As Nazi Germany’s means of strangling Austria into compliance, Hitler imposed a 1000 Reichmark tax on tourists, meaning the 13,000 visitors to the festival in 1932 from Germany were reduced to a mere 800 in 1933. Bruno Walter, a Jewish conductor now banned from work in Germany and part of the Festival’s artistic team since 1925, took on a higher profile role and symbolically conducted Tristan und Isolde, mounted to mark the 50th year since the death of Richard Wagner. The stage design was carried out by the Jewish architect Oskar Strnad, while Jewish directors such as Max Reinhardt directed Goethe’s Faust and Lothar Wallerstein directed Strauss’s Ägyptische Helene.

Forbidden in Nazi Germany: Joseph Krips and Lothar Wallerstein in Salzburg; Anti-Fascist? The Hungarian Dictator Admiral Horthy Arrives in Salzburg

Jewish performers who remained in Germany were restricted to the activities of the Kulturbund deutscher Juden, or the Cultural League of German Jews – soon to be renamed the Cultural League of Jews in Germany, following the Nazi decision that it was impossible to be both German and Jewish.
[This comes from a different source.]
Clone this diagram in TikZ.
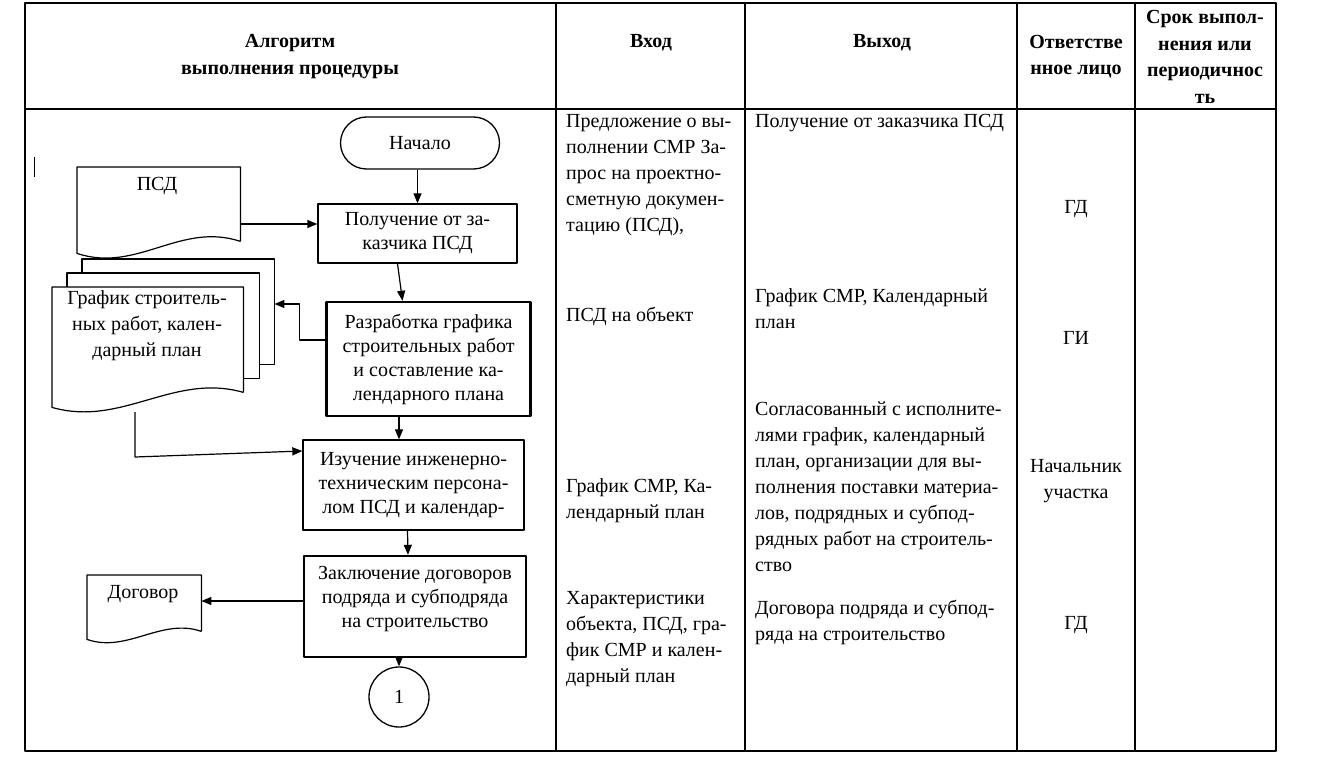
\documentclass[tikz,border=0pt]{standalone}
\usepackage{fontspec}
\setmainfont{Liberation Serif}
\usetikzlibrary{arrows.meta,shapes.misc}

\tikzset{
  txt/.style={font=\fontsize{20}{26}\selectfont, inner sep=0pt},
  hdr/.style={font=\fontsize{20}{26.7}\selectfont\bfseries, inner sep=0pt, align=center},
  cell/.style={txt, anchor=west, align=left},
  blk/.style={draw, line width=1.3pt, font=\fontsize{20}{24}\selectfont, inner sep=0pt, align=center},
  blkthick/.style={blk, line width=2.4pt},
  docbody/.style={inner sep=0pt, anchor=north west},
  docline/.style={draw, line width=1.2pt, fill=white},
  grid/.style={line width=1.4pt},
  conn/.style={line width=1.2pt, ->}
}

\begin{document}
\begin{tikzpicture}[x=1pt, y=-1pt, line join=round, >={Triangle[length=10pt,width=8pt]}]
\useasboundingbox (0,0) rectangle (1320,762);
% table
\draw[grid] (25,3) rectangle (1276,751);
\draw[grid] (25,109) -- (1276,109);
\foreach \cx in {556,745,1017,1135}
  \draw[grid] (\cx,3) -- (\cx,751);
% header
\node[hdr] (halg) at (290,56.5) {Алгоритм\\выполнения процедуры};
\node[hdr] (hin) at (651,43) {Вход};
\node[hdr] (hout) at (882,43) {Выход};
\node[hdr] (hresp) at (1076,56.5) {Ответстве\\нное лицо};
\node[hdr] (hterm) at (1205,57) {Срок выпол-\\нения или\\периодичнос\\ть};

% column Вход
\node[cell] (in1) at (566,175) {Предложение о вы-\\полнении СМР За-\\прос на проектно-\\сметную докумен-\\тацию (ПСД),};
\node[cell] (in2) at (566,316) {ПСД на объект};
\node[cell] (in3) at (566,501) {График СМР, Ка-\\лендарный план};
\node[cell] (in4) at (566,639.5) {Характеристики\\объекта, ПСД, гра-\\фик СМР и кален-\\дарный план};

% column Выход
\node[cell] (out1) at (755,123) {Получение от заказчика ПСД};
\node[cell] (out2) at (755,309) {График СМР, Календарный\\план};
\node[cell] (out3) at (755,487) {Согласованный с исполните-\\лями график, календарный\\план, организации для вы-\\полнения поставки материа-\\лов, подрядных и субпод-\\рядных работ на строитель-\\ство};
\node[cell] (out4) at (755,622) {Договора подряда и субпод-\\ряда на строительство};

% column Ответственное лицо
\node[txt] (resp1) at (1076,209) {ГД};
\node[txt] (resp2) at (1076,338) {ГИ};
\node[txt, align=center] (resp3) at (1076,481) {Начальник\\участка};
\node[txt] (resp4) at (1076,625) {ГД};

% stray mark
\draw[line width=1pt] (34,157) -- (34,177);

% flowchart
\node[blk, rounded rectangle, minimum width=159, minimum height=52] (start) at (420,143) {Начало};
\node[blk, minimum width=199, minimum height=59] (pol) at (417.5,233.5) {Получение от за-\\казчика ПСД};
\node[blkthick, minimum width=204, minimum height=114] (razr) at (428.5,359) {Разработка графика\\строительных работ\\и составление ка-\\лендарного плана};
\node[blk, minimum width=221, minimum height=90] (izuch) at (413.5,485) {Изучение инженерно-\\техническим персона-\\лом ПСД и календар-};
\node[blkthick, minimum width=222, minimum height=101] (zakl) at (415,606.5) {};
\node[blk, draw=none, align=center] (zakltext) at (415,599) {Заключение договоров\\подряда и субподряда\\на строительство};
\node[blk, circle, minimum size=60] (circ) at (399,697) {1};

% documents
\node[docbody, minimum width=163, minimum height=74] (psd) at (77,167) {};
\draw[docline] (psd.south east) -- (psd.north east) -- (psd.north west) -- ([yshift=-12]psd.south west)
  .. controls +(60,20) and +(-60,-20) .. (psd.south east);
\node[txt] (psdtext) at (157,186) {ПСД};

\node[docbody, minimum width=192, minimum height=105] (gb) at (82,259) {};
\draw[docline] (gb.north west) rectangle (gb.south east);
\node[docbody, minimum width=192, minimum height=105] (gm) at (67,273) {};
\draw[docline] (gm.north west) rectangle (gm.south east);
\node[docbody, minimum width=191, minimum height=105] (gf) at (52,287) {};
\draw[docline] (gf.south east) -- (gf.north east) -- (gf.north west) -- ([yshift=-15]gf.south west)
  .. controls +(70,20) and +(-70,-20) .. (gf.south east);
\node[txt, align=center] (gftext) at (147,326) {График строитель-\\ных работ, кален-\\дарный план};
\coordinate (gfout) at (135,412);

\node[docbody, minimum width=114, minimum height=56] (dog) at (87,575) {};
\draw[docline] (dog.south east) -- (dog.north east) -- (dog.north west) -- ([yshift=-8]dog.south west)
  .. controls +(40,14) and +(-40,-14) .. (dog.south east);
\node[txt] (dogtext) at (143,594) {Договор};

% connectors
\draw[conn] (pol.north |- start.south) -- (pol.north);
\draw[conn] (psd.east |- 0,224) -- (pol.west |- 0,224);
\draw[conn] ([xshift=-20]pol.south) -- ([xshift=-26]razr.north);
\draw[conn] ([yshift=19]razr.west) -- ++(-26,0) -- ++(0,-36) -- (gb.east |- 0,304);
\draw[conn] (razr.south -| circ.center) -- (izuch.north -| circ.center);
\draw[conn] (gfout) -- (135,457) -- ([yshift=34]izuch.west);
\draw[conn] ([xshift=-6]izuch.south) -- ([xshift=-7]zakl.north);
\draw[conn] (zakl.west |- 0,601) -- (dog.east |- 0,601);
\draw[conn] (zakl.south -| circ.center) -- (circ.north);
\end{tikzpicture}
\end{document}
Almost immediately an influx of Jewish singers and performers descended on the Festival or relocated from Germany to Austria. Rosetta Anday, Claire Born along with Lotte Schöne, Margit Bokar, Vera Schwarz, Irene Eisinger and Elisabeth Schumann married to the Jewish conductor and composer Karl Alwin – all of these singers had already presented the embodiment of the Festival’s Salzburg Mozart programming. After Mussolini’s intervention during the attempted Nazi coup, it goes without saying that from 1933, Da Ponte/Mozart operas were performed in Italian. Other Jewish singers were the dramatic soprano Rose Pauly, the operetta singer Fritzi Massary who was the absolute favourite of German and Austrian publics in her performances as Adele in Johann Strauss’s die Fledermaus.  Fritzi Jokl came to Salzburg via the German Cultural league in Darmstadt before making her way via Salzburg to safety in the United States. Jaromila Novotná, a passionate anti-Nazi and one of Salzburg’s most popular Rosenkavalier Octavians, Figaro Countesses, Magic Flute Paminas would soon follow. Emanuel List was one of Salzburg’s favoured basses, though competition was offered by the Jewish Russian/American Alexander Kipnis who was another regular within Germany’s Cultural League, before leaving Salzburg to settle permanently in the United States. Other conductors who were no longer able to work in Nazi Germany but were conspicuous in Salzburg after 1933 apart from Bruno Walter were Otto Klemperer and Joseph Krips.  It’s not easy to say to what extent this deluge of talent was politically intended, or even if a political stand can be discerned from the Festival itself, or whether they were simply being opportunistically expedient.

Herbert Graf’s stagin of Die Meistersinger von Nürnberg

Less ambiguous was the participation of high-profile anti-fascists such as Arturo Toscanini who openly cancelled his performances in Bayreuth and conducted an orchestral concert with works by Wagner in Salzburg in 1934. This was followed by his even more demonstrable 1936 Salzburg Festival performance of Wagner’s Die Meistersinger von Nürnberg. In addition, performances of Mahler symphonies were offered pride of place in Salzburg’s orchestral programming. Mendelssohn and Goldmark were also performed, though banned in neighbouring Germany. The Rosé Quartet, led by Arnold Rosé, Mahler’s brother in law, leader of the Opera Orchestra, and first desk in the Vienna Philharmonic was also a favourite of Festival visitors. In 1938, Arnold Rosé and his daughter Alma fled to England. Alma, after an ill-fated return to Holland, eventually perished in Auschwitz

The Festspielhaus’s new fly-tower roof, 1937

If Hofmannsthal and Reinhardt’s ideas from 1920 had in fact delivered the cultural, ethical and aesthetic foundation of what would become Austria’s clerical dictatorship in 1933, Realpolitik would begin to provide the cultural, ethical and aesthetic context of the festival in 1937, the year before Austria would cease to exist as an independent country. Mussolini’s guarantee of security had started to ebb and Da Ponte operas had returned to being performed in German. The Festival itself had subtly but notably taken a turn in attempting to appease the vocal and aggressive pan-German voices within Austria’s crumbling political edifice. Though Bruno Walter, Arturo Toscanini and other prominent Jewish opera directors such as Max Reinhardt, Lothar Wallerstein and Herbert Graf were visibly active, the tone had moved decisively towards a German presentation of Mozart with Fidelio (a work that had been on the Salzburg programme since 1927) and Wagner’s Meistersinger, Weber’s Euryanthe and Strauss’s Elektra shoring up the Festival’s German credentials.Goethe’s Faust (part 1) was performed for the last time, to be replaced in 1938 by his Egmonth. Indeed, following Austria’s annexation in March 1938, all attempts of portraying a uniquely Austrian identity had been halted by the time the Festival opened in August. The above mentioned singers, performers had fled abroad, where, to paraphrase Hofmannsthal, “at least the festival’s soul could still be saved”.